▸ **PROBLEM REQUIREMENTS**
Below are some entries. Transcribe the lines from the one holding "Output the web" to the one holding "const xMinorTicks = [0.1, 0.3, 0.5, 0.7, 0.9]", inclusive, but not the pictures among them.

▸ **SUPPLIED INFORMATION**
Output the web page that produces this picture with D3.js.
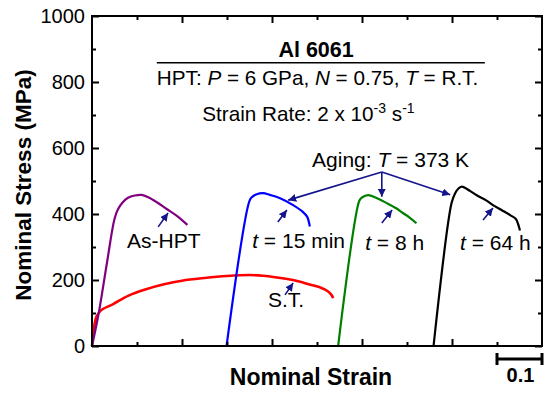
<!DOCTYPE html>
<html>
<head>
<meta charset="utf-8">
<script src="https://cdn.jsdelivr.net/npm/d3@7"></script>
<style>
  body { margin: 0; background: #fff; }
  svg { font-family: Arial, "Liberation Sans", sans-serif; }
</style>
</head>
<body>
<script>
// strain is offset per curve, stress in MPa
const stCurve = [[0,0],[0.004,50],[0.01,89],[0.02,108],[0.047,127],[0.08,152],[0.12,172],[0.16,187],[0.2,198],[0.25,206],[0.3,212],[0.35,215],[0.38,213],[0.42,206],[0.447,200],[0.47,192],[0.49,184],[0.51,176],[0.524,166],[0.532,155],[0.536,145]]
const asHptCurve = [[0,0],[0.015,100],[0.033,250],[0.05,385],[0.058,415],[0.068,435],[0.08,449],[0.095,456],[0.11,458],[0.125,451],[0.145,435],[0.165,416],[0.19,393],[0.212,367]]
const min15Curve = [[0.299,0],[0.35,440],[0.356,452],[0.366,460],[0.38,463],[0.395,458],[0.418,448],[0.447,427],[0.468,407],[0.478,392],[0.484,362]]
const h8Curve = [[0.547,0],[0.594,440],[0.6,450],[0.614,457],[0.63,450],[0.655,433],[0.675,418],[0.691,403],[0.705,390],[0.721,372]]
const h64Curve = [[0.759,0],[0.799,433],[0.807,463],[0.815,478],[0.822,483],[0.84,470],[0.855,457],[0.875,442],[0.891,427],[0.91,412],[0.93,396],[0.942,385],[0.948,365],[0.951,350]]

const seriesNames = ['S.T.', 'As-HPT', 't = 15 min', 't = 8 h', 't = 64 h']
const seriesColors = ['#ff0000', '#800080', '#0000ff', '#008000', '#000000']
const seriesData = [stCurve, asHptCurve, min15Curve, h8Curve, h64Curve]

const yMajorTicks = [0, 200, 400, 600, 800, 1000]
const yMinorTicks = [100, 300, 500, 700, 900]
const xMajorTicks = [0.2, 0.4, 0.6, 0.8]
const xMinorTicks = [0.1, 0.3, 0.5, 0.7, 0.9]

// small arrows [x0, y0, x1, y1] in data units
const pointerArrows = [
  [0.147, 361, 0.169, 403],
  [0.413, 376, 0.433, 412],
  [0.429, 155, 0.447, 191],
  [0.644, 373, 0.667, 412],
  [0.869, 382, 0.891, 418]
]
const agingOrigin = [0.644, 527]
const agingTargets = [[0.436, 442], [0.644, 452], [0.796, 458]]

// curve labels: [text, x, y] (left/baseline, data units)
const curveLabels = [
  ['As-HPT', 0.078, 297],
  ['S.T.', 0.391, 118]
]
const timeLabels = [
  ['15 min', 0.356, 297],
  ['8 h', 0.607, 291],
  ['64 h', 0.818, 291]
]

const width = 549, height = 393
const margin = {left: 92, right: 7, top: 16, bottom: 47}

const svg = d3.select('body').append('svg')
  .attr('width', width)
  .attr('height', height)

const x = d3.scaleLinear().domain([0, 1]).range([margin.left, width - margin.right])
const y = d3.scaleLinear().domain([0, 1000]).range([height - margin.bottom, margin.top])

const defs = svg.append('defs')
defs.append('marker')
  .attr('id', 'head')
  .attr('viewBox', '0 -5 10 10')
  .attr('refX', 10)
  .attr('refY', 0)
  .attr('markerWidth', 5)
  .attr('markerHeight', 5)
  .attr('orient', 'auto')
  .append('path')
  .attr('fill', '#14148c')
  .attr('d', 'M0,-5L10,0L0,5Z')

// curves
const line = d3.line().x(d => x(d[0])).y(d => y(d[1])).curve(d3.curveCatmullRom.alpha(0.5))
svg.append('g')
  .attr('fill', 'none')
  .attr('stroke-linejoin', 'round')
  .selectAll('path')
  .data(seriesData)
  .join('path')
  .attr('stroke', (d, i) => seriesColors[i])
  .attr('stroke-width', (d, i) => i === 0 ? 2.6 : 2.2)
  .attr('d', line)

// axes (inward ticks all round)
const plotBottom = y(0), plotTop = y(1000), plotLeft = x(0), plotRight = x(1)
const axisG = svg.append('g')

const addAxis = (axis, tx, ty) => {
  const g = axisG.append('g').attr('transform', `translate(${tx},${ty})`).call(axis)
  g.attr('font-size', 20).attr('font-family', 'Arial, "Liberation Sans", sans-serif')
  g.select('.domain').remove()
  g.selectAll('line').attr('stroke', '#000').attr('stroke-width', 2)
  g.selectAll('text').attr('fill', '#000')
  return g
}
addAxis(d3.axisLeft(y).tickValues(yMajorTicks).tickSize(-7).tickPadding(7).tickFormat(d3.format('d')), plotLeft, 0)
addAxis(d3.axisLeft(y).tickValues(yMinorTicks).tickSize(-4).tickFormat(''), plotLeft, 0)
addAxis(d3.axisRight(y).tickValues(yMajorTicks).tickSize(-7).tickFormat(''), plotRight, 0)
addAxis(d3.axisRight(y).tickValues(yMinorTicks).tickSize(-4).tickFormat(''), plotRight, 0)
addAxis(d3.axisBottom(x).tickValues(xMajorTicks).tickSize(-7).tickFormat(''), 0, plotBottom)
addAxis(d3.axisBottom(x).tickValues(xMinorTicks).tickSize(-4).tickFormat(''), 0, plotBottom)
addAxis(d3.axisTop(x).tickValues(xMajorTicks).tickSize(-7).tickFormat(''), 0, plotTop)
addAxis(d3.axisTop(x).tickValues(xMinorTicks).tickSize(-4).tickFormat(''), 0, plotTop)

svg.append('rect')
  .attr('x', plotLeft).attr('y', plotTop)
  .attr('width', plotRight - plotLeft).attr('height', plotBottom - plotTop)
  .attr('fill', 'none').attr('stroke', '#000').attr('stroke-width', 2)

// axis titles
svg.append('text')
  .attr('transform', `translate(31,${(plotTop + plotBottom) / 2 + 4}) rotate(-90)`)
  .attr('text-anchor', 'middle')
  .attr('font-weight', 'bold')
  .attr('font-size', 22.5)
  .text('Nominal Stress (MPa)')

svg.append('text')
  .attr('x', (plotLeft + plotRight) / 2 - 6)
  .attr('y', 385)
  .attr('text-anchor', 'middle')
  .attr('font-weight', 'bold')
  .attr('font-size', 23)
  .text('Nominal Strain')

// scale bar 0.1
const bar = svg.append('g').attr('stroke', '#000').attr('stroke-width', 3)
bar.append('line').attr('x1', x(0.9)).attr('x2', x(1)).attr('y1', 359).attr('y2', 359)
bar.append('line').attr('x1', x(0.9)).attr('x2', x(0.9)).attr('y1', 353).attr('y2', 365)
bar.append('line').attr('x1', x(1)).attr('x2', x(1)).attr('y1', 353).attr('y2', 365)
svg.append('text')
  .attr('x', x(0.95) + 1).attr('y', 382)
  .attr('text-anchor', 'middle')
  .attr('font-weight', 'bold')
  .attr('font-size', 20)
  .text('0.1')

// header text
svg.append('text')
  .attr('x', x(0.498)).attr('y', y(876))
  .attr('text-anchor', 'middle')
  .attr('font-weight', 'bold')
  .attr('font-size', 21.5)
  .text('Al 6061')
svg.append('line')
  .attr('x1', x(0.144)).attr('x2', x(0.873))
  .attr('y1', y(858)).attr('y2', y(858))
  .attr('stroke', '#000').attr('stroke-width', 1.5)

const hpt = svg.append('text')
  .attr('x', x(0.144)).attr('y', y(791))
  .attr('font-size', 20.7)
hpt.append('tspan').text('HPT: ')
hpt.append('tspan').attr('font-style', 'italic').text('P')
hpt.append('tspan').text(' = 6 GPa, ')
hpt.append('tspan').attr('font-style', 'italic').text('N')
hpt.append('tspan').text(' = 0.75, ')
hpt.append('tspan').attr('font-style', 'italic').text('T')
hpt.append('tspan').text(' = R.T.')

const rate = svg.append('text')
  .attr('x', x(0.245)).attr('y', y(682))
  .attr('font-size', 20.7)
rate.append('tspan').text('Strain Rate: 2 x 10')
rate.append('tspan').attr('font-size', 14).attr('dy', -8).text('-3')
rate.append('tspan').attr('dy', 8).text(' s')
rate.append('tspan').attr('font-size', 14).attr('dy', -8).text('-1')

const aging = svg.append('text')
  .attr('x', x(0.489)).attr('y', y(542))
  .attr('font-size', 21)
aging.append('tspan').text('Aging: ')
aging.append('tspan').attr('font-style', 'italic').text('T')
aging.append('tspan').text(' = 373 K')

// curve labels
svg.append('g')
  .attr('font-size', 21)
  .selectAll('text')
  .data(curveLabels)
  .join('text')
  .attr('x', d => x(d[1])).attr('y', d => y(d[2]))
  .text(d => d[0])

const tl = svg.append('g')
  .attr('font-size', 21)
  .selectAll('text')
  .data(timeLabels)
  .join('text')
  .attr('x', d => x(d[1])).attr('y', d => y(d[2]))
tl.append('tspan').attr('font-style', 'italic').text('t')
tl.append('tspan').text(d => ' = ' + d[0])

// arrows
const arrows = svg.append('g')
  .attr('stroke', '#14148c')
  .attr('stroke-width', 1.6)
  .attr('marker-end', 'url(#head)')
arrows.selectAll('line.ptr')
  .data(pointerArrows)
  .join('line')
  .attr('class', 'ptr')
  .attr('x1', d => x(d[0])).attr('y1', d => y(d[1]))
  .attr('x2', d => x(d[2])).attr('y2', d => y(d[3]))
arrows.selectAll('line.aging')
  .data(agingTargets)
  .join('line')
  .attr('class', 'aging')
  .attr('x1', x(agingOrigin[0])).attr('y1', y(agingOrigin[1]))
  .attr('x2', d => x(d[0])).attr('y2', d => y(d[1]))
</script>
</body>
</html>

* * *

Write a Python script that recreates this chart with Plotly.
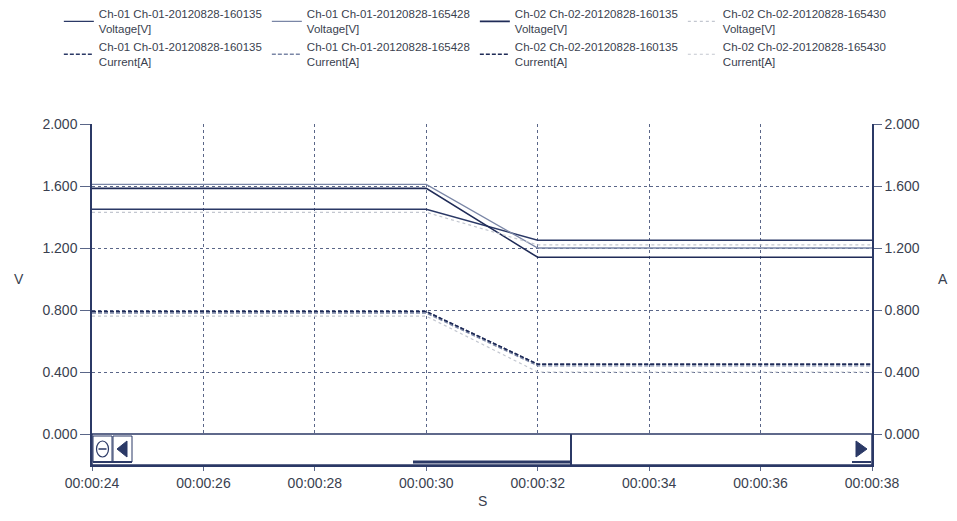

▸ **WORKED ANSWER**
Output the web page that produces this picture with D3.js.
<!DOCTYPE html>
<html>
<head>
<meta charset="utf-8">
<script src="https://cdn.jsdelivr.net/npm/d3@7"></script>
<style>
  body { margin: 0; background: #fff; }
  svg { font-family: Arial, "Liberation Sans", sans-serif; }
</style>
</head>
<body>
<script>
// strain is offset per curve, stress in MPa
const stCurve = [[0,0],[0.004,50],[0.01,89],[0.02,108],[0.047,127],[0.08,152],[0.12,172],[0.16,187],[0.2,198],[0.25,206],[0.3,212],[0.35,215],[0.38,213],[0.42,206],[0.447,200],[0.47,192],[0.49,184],[0.51,176],[0.524,166],[0.532,155],[0.536,145]]
const asHptCurve = [[0,0],[0.015,100],[0.033,250],[0.05,385],[0.058,415],[0.068,435],[0.08,449],[0.095,456],[0.11,458],[0.125,451],[0.145,435],[0.165,416],[0.19,393],[0.212,367]]
const min15Curve = [[0.299,0],[0.35,440],[0.356,452],[0.366,460],[0.38,463],[0.395,458],[0.418,448],[0.447,427],[0.468,407],[0.478,392],[0.484,362]]
const h8Curve = [[0.547,0],[0.594,440],[0.6,450],[0.614,457],[0.63,450],[0.655,433],[0.675,418],[0.691,403],[0.705,390],[0.721,372]]
const h64Curve = [[0.759,0],[0.799,433],[0.807,463],[0.815,478],[0.822,483],[0.84,470],[0.855,457],[0.875,442],[0.891,427],[0.91,412],[0.93,396],[0.942,385],[0.948,365],[0.951,350]]

const seriesNames = ['S.T.', 'As-HPT', 't = 15 min', 't = 8 h', 't = 64 h']
const seriesColors = ['#ff0000', '#800080', '#0000ff', '#008000', '#000000']
const seriesData = [stCurve, asHptCurve, min15Curve, h8Curve, h64Curve]

const yMajorTicks = [0, 200, 400, 600, 800, 1000]
const yMinorTicks = [100, 300, 500, 700, 900]
const xMajorTicks = [0.2, 0.4, 0.6, 0.8]
const xMinorTicks = [0.1, 0.3, 0.5, 0.7, 0.9]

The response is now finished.